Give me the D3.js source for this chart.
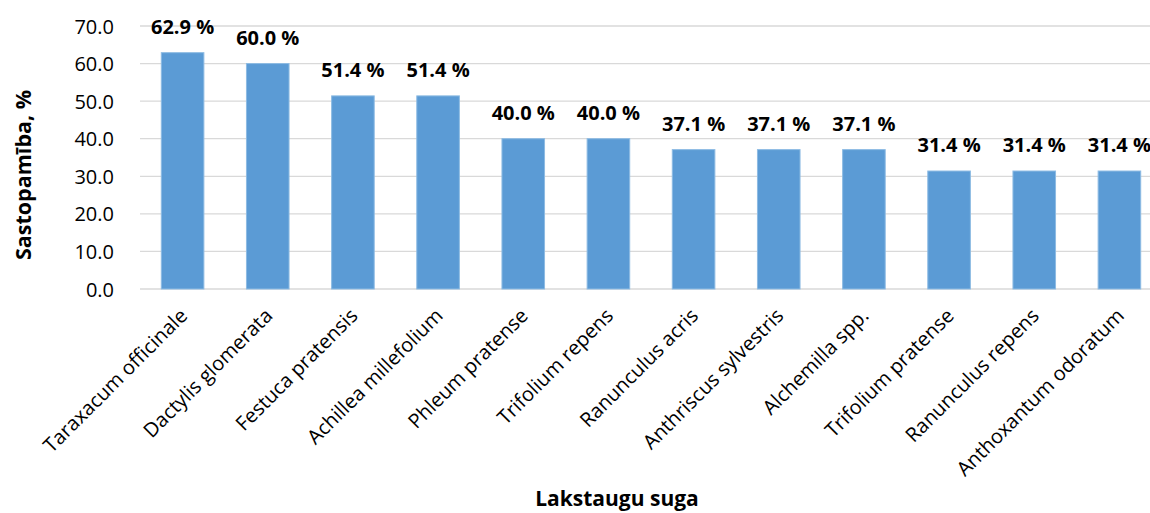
<!DOCTYPE html>
<html>
<head>
<meta charset="utf-8">
<script src="https://cdn.jsdelivr.net/npm/d3@7"></script>
<style>
  body { margin: 0; background: #fff; }
  svg { display: block; font-family: "Open Sans", Lato, sans-serif; }
</style>
</head>
<body>
<div class="bar_chart"></div>
<script>
const species = [
  "Taraxacum officinale", "Dactylis glomerata", "Festuca pratensis",
  "Achillea millefolium", "Phleum pratense", "Trifolium repens",
  "Ranunculus acris", "Anthriscus sylvestris", "Alchemilla spp.",
  "Trifolium pratense", "Ranunculus repens", "Anthoxantum odoratum"
];
const occurrence = [62.9, 60.0, 51.4, 51.4, 40.0, 40.0, 37.1, 37.1, 37.1, 31.4, 31.4, 31.4];
const yTicks = [0, 10, 20, 30, 40, 50, 60, 70];

const width = 1150,
  height = 513;
const margin = { top: 26, right: -12, bottom: 224, left: 140 };

const svg = d3
  .select(".bar_chart")
  .append("svg")
  .attr("width", width)
  .attr("height", height);

const x = d3
  .scaleBand()
  .domain(species)
  .range([margin.left, width - margin.right])
  .paddingInner(0.5)
  .paddingOuter(0.25);

const y = d3
  .scaleLinear()
  .domain([0, 70])
  .range([height - margin.bottom, margin.top]);

// gridlines
svg
  .append("g")
  .selectAll("line")
  .data(yTicks)
  .join("line")
  .attr("x1", margin.left)
  .attr("x2", width - margin.right)
  .attr("y1", (d) => y(d))
  .attr("y2", (d) => y(d))
  .attr("stroke", "#d9d9d9")
  .attr("stroke-width", 1.3);

// y axis labels
const yAxis = svg
  .append("g")
  .attr("transform", "translate(" + (margin.left - 23) + ",0)")
  .call(d3.axisLeft(y).tickValues(yTicks).tickFormat(d3.format(".1f")).tickSize(0));
yAxis.select(".domain").remove();
yAxis
  .selectAll("text")
  .attr("font-family", "'Open Sans', sans-serif")
  .attr("font-size", 20)
  .attr("fill", "#000")
  .attr("dy", "0.35em");

// bars
svg
  .selectAll(".bar")
  .data(occurrence)
  .join("rect")
  .attr("class", "bar")
  .attr("x", (d, i) => x(species[i]))
  .attr("width", x.bandwidth())
  .attr("y", (d) => y(d))
  .attr("height", (d) => y(0) - y(d))
  .attr("fill", "#5b9bd5")
  .attr("stroke", "#8dbbe3")
  .attr("stroke-width", 1);

// value labels
svg
  .selectAll(".val")
  .data(occurrence)
  .join("text")
  .attr("class", "val")
  .attr("x", (d, i) => x(species[i]) + x.bandwidth() / 2)
  .attr("y", (d) => y(d) - 19)
  .attr("text-anchor", "middle")
  .attr("font-size", 20)
  .attr("font-weight", "bold")
  .attr("fill", "#000")
  .text((d) => d.toFixed(1) + " %");

// category labels, rotated
svg
  .selectAll(".cat")
  .data(species)
  .join("text")
  .attr("class", "cat")
  .attr("text-anchor", "end")
  .attr("font-size", 20)
  .attr("fill", "#000")
  .attr("transform", (d) => "translate(" + (x(d) + x.bandwidth() / 2 + 6) + "," + (y(0) + 28) + ") rotate(-45)")
  .text((d) => d);

// axis titles
svg
  .append("text")
  .attr("transform", "translate(31,175) rotate(-90)")
  .attr("text-anchor", "middle")
  .attr("font-size", 21.5)
  .attr("font-weight", "bold")
  .attr("fill", "#000")
  .text("Sastopamība, %");

svg
  .append("text")
  .attr("x", 617)
  .attr("y", 506)
  .attr("text-anchor", "middle")
  .attr("font-size", 21)
  .attr("font-weight", "bold")
  .attr("fill", "#000")
  .text("Lakstaugu suga");
</script>
</body>
</html>
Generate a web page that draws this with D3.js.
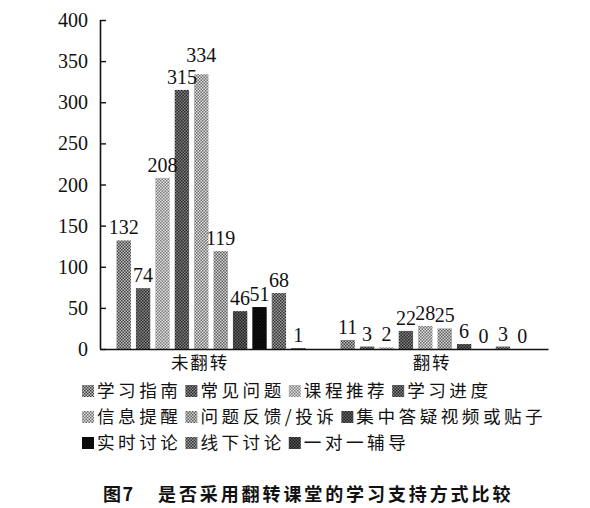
<!DOCTYPE html>
<html><head><meta charset="utf-8">
<script src="https://cdn.jsdelivr.net/npm/d3@7"></script>
<style>
html,body{margin:0;padding:0;background:#fff;}
svg{display:block;}
</style></head>
<body>
<svg id="chart" width="590" height="508"></svg>
<script>
const categories = ["未翻转", "翻转"];
const series = ["学习指南", "常见问题", "课程推荐", "学习进度", "信息提醒", "问题反馈/投诉", "集中答疑视频或贴子", "实时讨论", "线下讨论", "一对一辅导"];
const valuesNotFlipped = [132, 74, 208, 315, 334, 119, 46, 51, 68, 1];
const valuesFlipped = [11, 3, 2, 22, 28, 25, 6, 0, 3, 0];
const yTicks = [0, 50, 100, 150, 200, 250, 300, 350, 400];
const legendRows = [[0, 1, 2, 3], [4, 5, 6], [7, 8, 9]];
const titleNum = "图7";
const titleText = "是否采用翻转课堂的学习支持方式比较";

// halftone-like two-tone fills per series
const toneDark = ["#3c3c3c", "#2a2a2a", "#7a7a7a", "#262626", "#6e6e6e", "#5e5e5e", "#1e1e1e", "#000000", "#333333", "#1a1a1a"];
const toneLight = ["#c4c4c4", "#8a8a8a", "#e2e2e2", "#858585", "#dedede", "#d4d4d4", "#6a6a6a", "#141414", "#9c9c9c", "#5a5a5a"];

(function () {
const svg = d3.select("#chart");
const defs = svg.append("defs");
series.forEach((s, i) => {
  const p = defs.append("pattern").attr("id", "pat" + i)
    .attr("patternUnits", "userSpaceOnUse").attr("width", 3).attr("height", 3);
  p.append("rect").attr("width", 3).attr("height", 3).attr("fill", toneLight[i]);
  p.append("rect").attr("x", 0).attr("y", 0).attr("width", 1.5).attr("height", 1.5).attr("fill", toneDark[i]);
  p.append("rect").attr("x", 1.5).attr("y", 1.5).attr("width", 1.5).attr("height", 1.5).attr("fill", toneDark[i]);
});

const data = categories.map((c, ci) => ({
  cat: c,
  vals: (ci === 0 ? valuesNotFlipped : valuesFlipped).map((v, si) => ({ s: si, v }))
}));

const mLeft = 100, mRight = 548, mTop = 20, mBottom = 349;
const y = d3.scaleLinear().domain([0, 400]).range([mBottom, mTop]);
const x0 = d3.scaleBand().domain(categories).range([mLeft, mRight]);
const x1 = d3.scaleBand().domain(d3.range(series.length)).range([14, 208]).paddingInner(0.26).paddingOuter(0.13);

const serif = "'Liberation Serif','Times New Roman',serif";
const cjk = "'Noto Sans CJK SC','Noto Sans CJK JP',sans-serif";

// bars
const g = svg.append("g");
const groups = g.selectAll("g.grp").data(data).join("g").attr("class", "grp")
  .attr("transform", d => `translate(${x0(d.cat)},0)`);
groups.selectAll("rect").data(d => d.vals).join("rect")
  .attr("x", d => x1(d.s)).attr("width", x1.bandwidth())
  .attr("y", d => y(d.v)).attr("height", d => y(0) - y(d.v))
  .attr("fill", d => `url(#pat${d.s})`);
groups.each(function () {
  const labels = d3.select(this).selectAll("text").data(d => d.vals).join("text")
    .attr("x", d => x1(d.s) + x1.bandwidth() / 2)
    .attr("y", d => y(d.v) - 6)
    .attr("text-anchor", "middle")
    .attr("font-family", serif).attr("font-size", 20).attr("fill", "#111")
    .text(d => d.v);
  // simple collision pass: raise the higher label if it collides with its neighbour
  const nodes = labels.nodes();
  for (let i = 1; i < nodes.length; i++) {
    const a = nodes[i - 1], b = nodes[i];
    const ba = a.getBBox(), bb = b.getBBox();
    const hOver = Math.min(ba.x + ba.width, bb.x + bb.width) - Math.max(ba.x, bb.x);
    const vOver = Math.min(ba.y + ba.height, bb.y + bb.height) - Math.max(ba.y, bb.y);
    if (hOver > 2 && vOver > 0) {
      const up = ba.y < bb.y ? a : b;
      const other = up === a ? b : a;
      const ob = other.getBBox();
      const ub = up.getBBox();
      const shift = (ub.y + ub.height) - ob.y;
      d3.select(up).attr("y", +d3.select(up).attr("y") - shift);
    }
  }
});

// y axis
const yAxis = d3.axisRight(y).tickValues(yTicks).tickSize(6).tickFormat("");
const ya = svg.append("g").attr("transform", `translate(${mLeft},0)`).call(yAxis);
ya.select(".domain").attr("d", `M0.5,${mTop}V${mBottom}`).attr("stroke", "#111").attr("stroke-width", 1.6);
ya.selectAll(".tick line").attr("stroke", "#111").attr("stroke-width", 1.4);
svg.append("g").selectAll("text").data(yTicks).join("text")
  .attr("x", 88).attr("y", d => y(d)).attr("dy", "0.35em")
  .attr("text-anchor", "end").attr("font-family", serif).attr("font-size", 20).attr("fill", "#111")
  .text(d => d);

// x axis
const xAxis = d3.axisBottom(x0).tickSize(0).tickFormat("");
const xa = svg.append("g").attr("transform", `translate(0,${mBottom})`).call(xAxis);
xa.select(".domain").attr("stroke", "#111").attr("stroke-width", 1.6);
svg.append("g").selectAll("text").data(categories).join("text")
  .attr("x", d => x0(d) + x0.bandwidth() / 2 - (d === categories[0] ? 12 : 4))
  .attr("y", 369).attr("text-anchor", "middle")
  .attr("font-family", cjk).attr("font-size", 17.5).attr("letter-spacing", 1.8).attr("fill", "#111")
  .text(d => d);

// legend
const lg = svg.append("g");
legendRows.forEach((row, ri) => {
  let xx = 82;
  const cy = 391 + ri * 26;
  row.forEach(si => {
    lg.append("rect").attr("x", xx).attr("y", cy - 6).attr("width", 12).attr("height", 12)
      .attr("fill", `url(#pat${si})`);
    const t = lg.append("text").attr("x", xx + 15).attr("y", cy).attr("dy", "0.36em")
      .attr("font-family", cjk).attr("font-size", 17.6).attr("letter-spacing", 3.5)
      .attr("fill", "#111").text(series[si]);
    xx = xx + 15 + t.node().getComputedTextLength() + 4;
  });
});

// title
svg.append("text").attr("x", 103).attr("y", 501)
  .attr("font-family", cjk).attr("font-size", 18).attr("letter-spacing", 1.5)
  .attr("font-weight", "bold").attr("fill", "#111")
  .text(titleNum);
svg.append("text").attr("x", 158).attr("y", 501)
  .attr("font-family", cjk).attr("font-size", 18).attr("letter-spacing", 2.9)
  .attr("font-weight", "bold").attr("fill", "#111")
  .text(titleText);
})();
</script>
</body></html>
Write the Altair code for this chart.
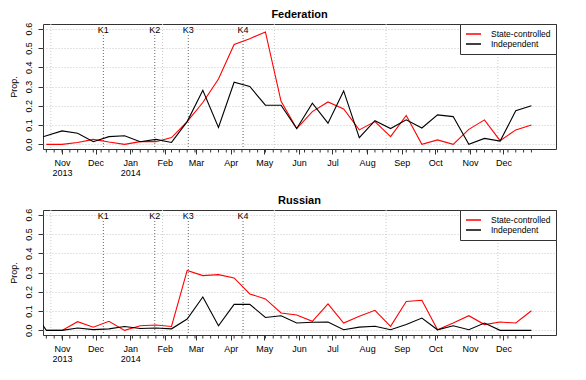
import altair as alt
import pandas as pd

# ---------------- data ----------------
dates = pd.date_range("2013-10-18", periods=32, freq="14D").strftime("%Y-%m-%d").tolist()
lead_date = "2013-10-04"   # earlier Independent point, clipped at the left edge

fed_state = [0.0, 0.0, 0.01, 0.026, 0.012, 0.0, 0.014, 0.014, 0.035, 0.118, 0.217, 0.339,
             0.518, 0.548, 0.583, 0.223, 0.082, 0.17, 0.22, 0.184, 0.075, 0.118, 0.04, 0.15,
             0.0, 0.023, 0.0, 0.078, 0.127, 0.019, 0.075, 0.1]
fed_indep = [0.045, 0.07, 0.058, 0.014, 0.04, 0.045, 0.014, 0.026, 0.01, 0.118, 0.28, 0.088,
             0.322, 0.30, 0.203, 0.203, 0.082, 0.214, 0.11, 0.277, 0.035, 0.123, 0.082, 0.127,
             0.085, 0.153, 0.144, 0.0, 0.031, 0.017, 0.174, 0.2]
fed_lead = 0.02

rus_state = [0.0, 0.0, 0.045, 0.016, 0.047, 0.0, 0.024, 0.028, 0.02, 0.311, 0.284, 0.289,
             0.272, 0.189, 0.163, 0.09, 0.08, 0.047, 0.137, 0.038, 0.073, 0.104, 0.021, 0.15,
             0.156, 0.003, 0.038, 0.076, 0.03, 0.043, 0.038, 0.102]
rus_indep = [0.0, 0.0, 0.012, 0.004, 0.008, 0.02, 0.01, 0.012, 0.008, 0.059, 0.173, 0.024,
             0.135, 0.135, 0.067, 0.076, 0.038, 0.042, 0.043, 0.003, 0.017, 0.021, 0.003, 0.03,
             0.064, 0.003, 0.024, 0.003, 0.038, 0.0, 0.0, 0.0]
rus_lead = 0.12

series_names = ["State-controlled", "Independent"]
series_colors = ["#ff0000", "#000000"]

event_labels = ["K1", "K2", "K3", "K4"]
event_dates = ["2013-12-08", "2014-01-23", "2014-02-22", "2014-04-12"]

month_ticks = pd.date_range("2013-11-01", "2014-12-01", freq="MS").strftime("%Y-%m-%d").tolist()
week_ticks = pd.date_range("2013-10-18", "2014-12-26", freq="7D").strftime("%Y-%m-%d").tolist()
grid_dates = ["2013-10-22", "2014-01-30", "2014-05-10", "2014-08-18", "2014-11-26"]
y_ticks = [0.0, 0.1, 0.2, 0.3, 0.4, 0.5, 0.6]
x_domain = ["2013-10-15", "2015-01-17"]
y_domain = [-0.024, 0.624]

W, H = 513, 125


def ms(s):
    return int(pd.Timestamp(s, tz="UTC").timestamp() * 1000)


label_expr = ("utcFormat(datum.value,'%m%Y')=='112013' ? ['Nov','2013'] : "
              "utcFormat(datum.value,'%m%Y')=='012014' ? ['Jan','2014'] : "
              "utcFormat(datum.value,'%b')")


def panel(title, state, indep, lead):
    rows = [{"date": d, "series": "State-controlled", "value": v} for d, v in zip(dates, state)]
    rows += [{"date": lead_date, "series": "Independent", "value": lead}]
    rows += [{"date": d, "series": "Independent", "value": v} for d, v in zip(dates, indep)]
    df = pd.DataFrame(rows)

    xscale = alt.Scale(type="utc", domain=[ms(x_domain[0]), ms(x_domain[1])], nice=False)
    xaxis = alt.Axis(values=[ms(d) for d in month_ticks], labelExpr=label_expr, tickSize=5,
                     labelPadding=4, labelFontSize=9, labelLineHeight=10, grid=False,
                     domain=False, title=None, tickColor="#333", labelColor="black",
                     minExtent=28, maxExtent=28, labelOverlap=False, labelFlush=False,
                     labelBound=False)
    yscale = alt.Scale(domain=y_domain, nice=False, zero=False)
    yaxis = alt.Axis(values=y_ticks, format=".1f", labelAngle=-90, labelAlign="center",
                     labelFontSize=9, tickSize=5, labelPadding=5, tickColor="#333",
                     domain=False, grid=True, gridDash=[1, 2], gridColor="#c8c8c8",
                     title="Prop.", titleFontSize=9, titleFontWeight="normal",
                     titlePadding=6, labelColor="black", titleColor="black")

    x_enc = alt.X("date:T", scale=xscale, axis=xaxis)

    color = alt.Color("series:N",
                      scale=alt.Scale(domain=series_names, range=series_colors),
                      legend=alt.Legend(title=None, orient="top-right", offset=0, padding=5,
                                        strokeColor="#333", fillColor="white",
                                        symbolType="stroke", symbolSize=225,
                                        symbolStrokeWidth=1.5, labelFontSize=8.5,
                                        labelOffset=9, rowPadding=0, clipHeight=10,
                                        labelColor="black"))

    grid_v = alt.Chart(pd.DataFrame({"date": grid_dates})).mark_rule(
        color="#c8c8c8", strokeDash=[1, 2], strokeWidth=1
    ).encode(x=x_enc)

    ev_df = pd.DataFrame({"date": event_dates, "label": event_labels})
    ev_rule = alt.Chart(ev_df).mark_rule(color="#666", strokeDash=[1, 2], strokeWidth=1).encode(
        x=x_enc, y=alt.value(11), y2=alt.value(H))
    ev_text = alt.Chart(ev_df).mark_text(fontSize=9, baseline="middle", color="black").encode(
        x=x_enc, y=alt.value(6), text="label:N")

    minor = alt.Chart(pd.DataFrame({"date": week_ticks})).mark_rule(
        color="#333", strokeWidth=1).encode(
        x=x_enc, y=alt.value(H), y2=alt.value(H + 3.5))

    red = alt.Chart(df[df.series == "State-controlled"]).mark_line(
        clip=True, strokeWidth=1.1).encode(
        x=x_enc,
        y=alt.Y("value:Q", scale=yscale, axis=yaxis),
        color=color)
    black = alt.Chart(df[df.series == "Independent"]).mark_line(
        clip=True, strokeWidth=1.1).encode(
        x=x_enc,
        y=alt.Y("value:Q", scale=yscale, axis=yaxis),
        color=color)

    return alt.layer(grid_v, ev_rule, ev_text, minor, red, black).properties(
        width=W, height=H,
        title=alt.TitleParams(title, fontSize=11, fontWeight="bold", offset=2,
                              anchor="middle", color="black"))


chart = alt.vconcat(
    panel("Federation", fed_state, fed_indep, fed_lead),
    panel("Russian", rus_state, rus_indep, rus_lead),
    spacing=16,
).resolve_scale(color="independent").configure(
    padding=0, font="Liberation Sans"
).configure_view(stroke="#333", strokeWidth=1).configure_axis(
    labelFont="Liberation Sans", titleFont="Liberation Sans"
)

chart.save("out.html", embed_options={"renderer": "svg", "actions": False})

• **DO THIS**
Above are the records. Copy word for word only their lines from the one holding "Write the Altair code for this chart." through the one holding "fed_lead = 0.02", both included, and skip the images.

• **REPLY TO THE EXERCISE**
Write the Altair code for this chart.
import altair as alt
import pandas as pd

# ---------------- data ----------------
dates = pd.date_range("2013-10-18", periods=32, freq="14D").strftime("%Y-%m-%d").tolist()
lead_date = "2013-10-04"   # earlier Independent point, clipped at the left edge

fed_state = [0.0, 0.0, 0.01, 0.026, 0.012, 0.0, 0.014, 0.014, 0.035, 0.118, 0.217, 0.339,
             0.518, 0.548, 0.583, 0.223, 0.082, 0.17, 0.22, 0.184, 0.075, 0.118, 0.04, 0.15,
             0.0, 0.023, 0.0, 0.078, 0.127, 0.019, 0.075, 0.1]
fed_indep = [0.045, 0.07, 0.058, 0.014, 0.04, 0.045, 0.014, 0.026, 0.01, 0.118, 0.28, 0.088,
             0.322, 0.30, 0.203, 0.203, 0.082, 0.214, 0.11, 0.277, 0.035, 0.123, 0.082, 0.127,
             0.085, 0.153, 0.144, 0.0, 0.031, 0.017, 0.174, 0.2]
fed_lead = 0.02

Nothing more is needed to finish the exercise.